What do you teach at Ca’ Foscari? What are your main research interests?
I currently teach General Chemistry and Laboratory in the Bachelor's degree in Sustainable Chemistry and Technologies, and Metalorganic Chemistry in the Master's degree in Sustainable Chemistry and Technologies. I have always been involved in the chemistry of organometallic compounds of late transition metals in all its forms, from their synthesis to the definition of their properties and reaction mechanisms. For some years now, I have been focusing on studying their behaviour in an organic environment, with specific attention to their ability to prevent the proliferation of cancer cells.

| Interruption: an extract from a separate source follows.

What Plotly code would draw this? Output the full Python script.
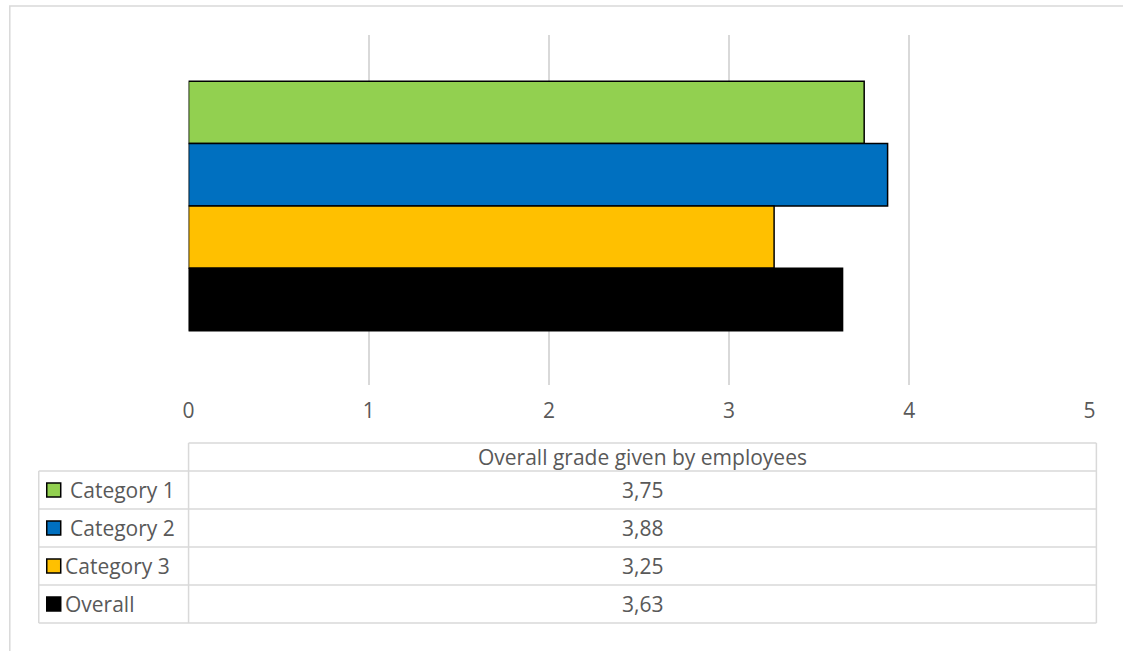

Tell us about your academic path.
I graduated in Industrial Chemistry at Ca' Foscari, (supervisor Prof. G. Marangoni). I then earned my PhD in Chemical Sciences at the joint campus of the Universities of Venice and Ferrara with a thesis entitled "Reaction of Coordinated Binders in Pd(II) and Pt(II) Organometallic Compounds" (supervisor Prof. P. Uguagliati). After my PhD, I was awarded a scholarship at the Centre for Chemistry and Technology of Transition Element Metalorganic Compounds of the National Research Council of Italy (C.N.R.) in Padua (supervisors: Prof. R. Bertani and R.A. Michelin) and one in the group of Prof. A. Togni at the Zurich Polytechnic (ETH-Z). After being a university researcher, I have been Associate Professor of General and Inorganic Chemistry at our University since 2008.

What are you most passionate about in your research?
Now that, after years of more speculative research, so to speak, I have approached the terribly real world of cancer therapies, I feel somewhat involved in this battle. Although I am not in a hospital ward on a daily basis and my point of view on the problem is still that of a chemist, knowing that my compounds are tested on cells taken from a cancer patient in an operating theatre always gives me a strong sense of emotion.

What do teaching and researching mean to you?
The research that can be done at university is a wonderful intellectual challenge, because it can and should be free of any utilitarian logic.
I've always thought that my research was fundamentally about preparing to become a good teacher. I have never been able to separate the two, and I think that if you lose sight of that, you don't do the job of university lecturer honestly. After years in this job, I can safely say that the daily relationship with students is ultimately what has enriched me the most.